_INSTRUCTION:_
Reproduce the listing word for word. Skip any image.

── SOURCE EXCERPT

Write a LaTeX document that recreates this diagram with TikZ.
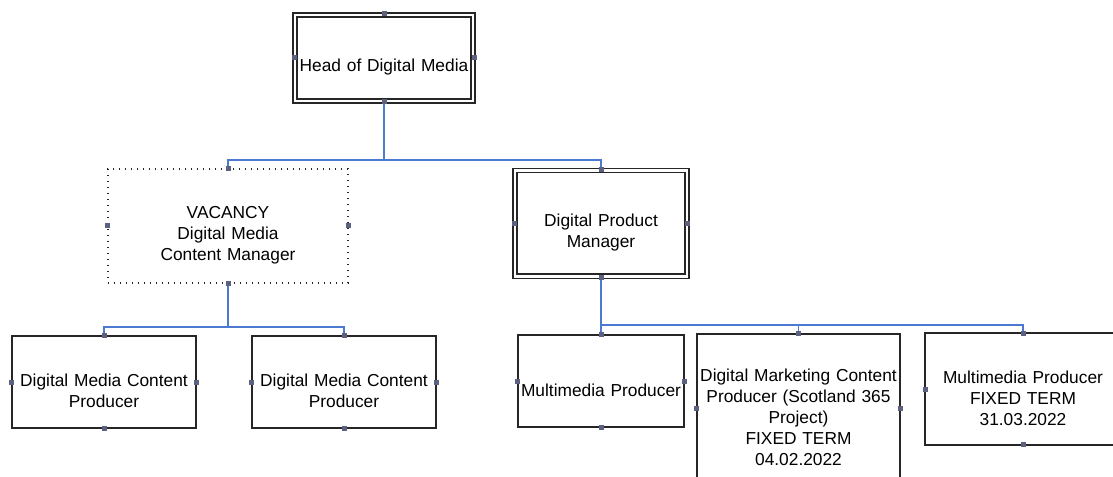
\documentclass[tikz,border=0pt]{standalone}
\usepackage{fontspec}
\setmainfont{Liberation Sans}
\usepackage{tikz}
\definecolor{box grey}{rgb}{0.15, 0.15, 0.15}
\definecolor{report blue}{rgb}{0.30, 0.48, 0.82}
\definecolor{grip grey}{rgb}{0.36, 0.38, 0.50}

\tikzset{
	role/.style = {draw = box grey, line width = 1.3pt, fill = white, inner xsep = 0pt, align = center,
		font = \fontsize{13pt}{15.75pt}\selectfont, execute at begin node = \rule{0pt}{23pt}},
	lead role/.style = {role, line width = 1.2pt, double = white, double distance = 1.8pt},
	open role/.style = {role, line width = 1.1pt, dash pattern = on 1.1pt off 3.4pt, execute at begin node = {}},
	boxsize/.style 2 args = {minimum width = #1, text width = #1, minimum height = #2},
	report/.style = {draw = report blue, line width = 1.4pt},
	grip/.style = {fill = grip grey}
}

\begin{document}
\begin{tikzpicture}[x = 0.75pt, y = -0.75pt]
		\useasboundingbox (0, 0) rectangle (1113, 477);
		\clip (0, 0) rectangle (1113, 477);
		% top
		\node[lead role, boxsize = {133.8pt}{64.8pt}] (head) at (384, 58) {Head of Digital Media};
		% second row
		\node[open role, boxsize = {180pt}{85.5pt}] (vacancy) at (228, 226) {VACANCY\\Digital Media\\Content Manager};
		\node[lead role, boxsize = {128.7pt}{79.2pt}] (product) at (601, 223.5) {Digital Product\\Manager};
		% left team
		\node[role, boxsize = {138pt}{69pt}] (producera) at (104, 382) {Digital Media Content\\Producer};
		\node[role, boxsize = {138pt}{69pt}] (producerb) at (344, 382) {Digital Media Content\\Producer};
		% right team
		\node[role, boxsize = {124.5pt}{69pt}] (multimedia) at (601, 381) {Multimedia Producer};
		\node[role, boxsize = {152.25pt}{111pt}] (marketing) at (798.5, 408)
			{Digital Marketing Content\\Producer (Scotland 365\\Project)\\FIXED TERM\\04.02.2022};
		\node[role, draw = none, boxsize = {145.5pt}{82.5pt}] (fixedterm) at (1023, 389) {Multimedia Producer\\FIXED TERM\\31.03.2022};
		% last box runs off the right edge
		\draw[box grey, line width = 1.3pt] (fixedterm.north east) -- (fixedterm.north west)
			-- (fixedterm.south west) -- (fixedterm.south east);
		% reporting lines
		\coordinate (topbus) at (384, 160);
		\coordinate (leftbus) at (228, 327);
		\coordinate (rightbus) at (601, 325);
		\draw[report] (head.south) -- (topbus) -| (vacancy.north);
		\draw[report] (topbus) -| (product.north);
		\draw[report] (vacancy.south) -- (leftbus) -| (producera.north);
		\draw[report] (leftbus) -| (producerb.north);
		\draw[report] (product.south) -- (multimedia.north);
		\draw[report] (rightbus) -| (marketing.north);
		\draw[report] (rightbus) -| (fixedterm.north);
		% grips
		\foreach \n in {head, vacancy, product, producera, producerb, multimedia, marketing, fixedterm}
			\foreach \a in {north, south, east, west}
				\fill[grip] (\n.\a) ++(-2.5, -2.5) rectangle ++(5, 5);
	\end{tikzpicture}
\end{document}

────

_EXERCISE ANSWER:_
Write a LaTeX document that recreates this diagram with TikZ.
\documentclass[tikz,border=0pt]{standalone}
\usepackage{fontspec}
\setmainfont{Liberation Sans}
\usepackage{tikz}
\definecolor{box grey}{rgb}{0.15, 0.15, 0.15}
\definecolor{report blue}{rgb}{0.30, 0.48, 0.82}
\definecolor{grip grey}{rgb}{0.36, 0.38, 0.50}

\tikzset{
	role/.style = {draw = box grey, line width = 1.3pt, fill = white, inner xsep = 0pt, align = center,
		font = \fontsize{13pt}{15.75pt}\selectfont, execute at begin node = \rule{0pt}{23pt}},
	lead role/.style = {role, line width = 1.2pt, double = white, double distance = 1.8pt},
	open role/.style = {role, line width = 1.1pt, dash pattern = on 1.1pt off 3.4pt, execute at begin node = {}},
	boxsize/.style 2 args = {minimum width = #1, text width = #1, minimum height = #2},
	report/.style = {draw = report blue, line width = 1.4pt},
	grip/.style = {fill = grip grey}
}

\begin{document}
\begin{tikzpicture}[x = 0.75pt, y = -0.75pt]
		\useasboundingbox (0, 0) rectangle (1113, 477);
		\clip (0, 0) rectangle (1113, 477);
		% top
		\node[lead role, boxsize = {133.8pt}{64.8pt}] (head) at (384, 58) {Head of Digital Media};
		% second row
		\node[open role, boxsize = {180pt}{85.5pt}] (vacancy) at (228, 226) {VACANCY\\Digital Media\\Content Manager};
		\node[lead role, boxsize = {128.7pt}{79.2pt}] (product) at (601, 223.5) {Digital Product\\Manager};
		% left team
		\node[role, boxsize = {138pt}{69pt}] (producera) at (104, 382) {Digital Media Content\\Producer};
		\node[role, boxsize = {138pt}{69pt}] (producerb) at (344, 382) {Digital Media Content\\Producer};
		% right team
		\node[role, boxsize = {124.5pt}{69pt}] (multimedia) at (601, 381) {Multimedia Producer};
		\node[role, boxsize = {152.25pt}{111pt}] (marketing) at (798.5, 408)
			{Digital Marketing Content\\Producer (Scotland 365\\Project)\\FIXED TERM\\04.02.2022};
		\node[role, draw = none, boxsize = {145.5pt}{82.5pt}] (fixedterm) at (1023, 389) {Multimedia Producer\\FIXED TERM\\31.03.2022};
		% last box runs off the right edge
		\draw[box grey, line width = 1.3pt] (fixedterm.north east) -- (fixedterm.north west)
			-- (fixedterm.south west) -- (fixedterm.south east);
		% reporting lines
		\coordinate (topbus) at (384, 160);
		\coordinate (leftbus) at (228, 327);
		\coordinate (rightbus) at (601, 325);
		\draw[report] (head.south) -- (topbus) -| (vacancy.north);
		\draw[report] (topbus) -| (product.north);
		\draw[report] (vacancy.south) -- (leftbus) -| (producera.north);
		\draw[report] (leftbus) -| (producerb.north);
		\draw[report] (product.south) -- (multimedia.north);
		\draw[report] (rightbus) -| (marketing.north);
		\draw[report] (rightbus) -| (fixedterm.north);
		% grips
		\foreach \n in {head, vacancy, product, producera, producerb, multimedia, marketing, fixedterm}
			\foreach \a in {north, south, east, west}
				\fill[grip] (\n.\a) ++(-2.5, -2.5) rectangle ++(5, 5);
	\end{tikzpicture}
\end{document}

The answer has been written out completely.